As you're thinking about this, there are four theories as to why this might be going on, plus a whole series of others. I don't have a good answer; there really needs to be more research on this. One option is a fast-food fetish. There is beginning to be some evidence that obesity and diet have something to do with gene modifications, which may or may not have an impact on how the brain of an infant works.

A second option is the sexy geek option. These conditions are highly rare, but what's beginning to happen is because these geeks are all getting together, because they are highly qualified for computer programming, and it is highly remunerated as well as other very detail-oriented tasks, that they are concentrating geographically and finding like-minded mates.

So, this is the sort of mating hypothesis of these genes reinforcing one another in these structures.
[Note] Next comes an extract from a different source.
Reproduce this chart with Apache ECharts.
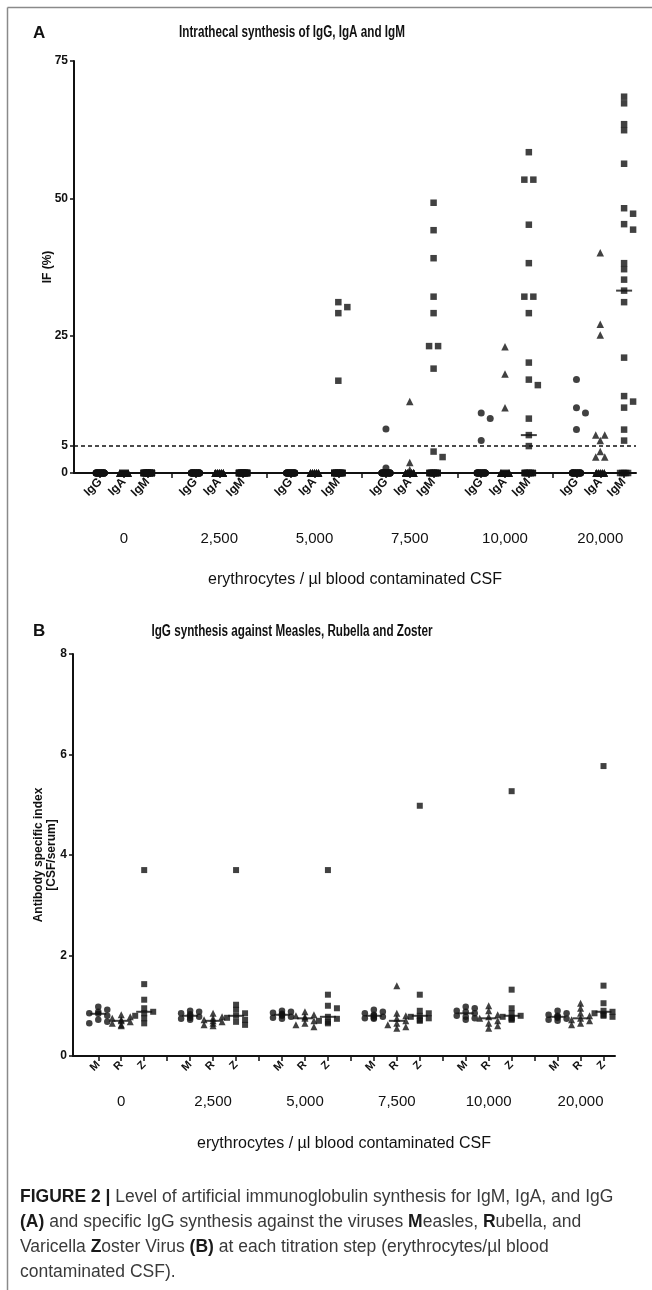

The third is too much information; we're trying to process so much stuff that some people get synesthetic and just have huge pipes and remember everything.

Other people get hypersensitive to the amount of information; other people react with various psychological conditions or reactions to this information, or maybe it's chemicals. But when you see an increase of that order of magnitude in a condition, either you're not measuring it right, or there's something going on very quickly, and it may be evolution in real time.

Here's the bottom line: what I think we are doing is we're transitioning as a species. I didn't think this when Steve Collins and I started writing together; I think we're transitioning into a Homo levitus that, for better or worse, is not just a hominid conscious of his or her environment.

It's a hominid that's beginning to directly and deliberately control the evolution of its own species, of bacteria, of plants, of animals. I think that's such an order of magnitude change that your grandkids or your great-grandkids may be a species very different from you. Thank you very much.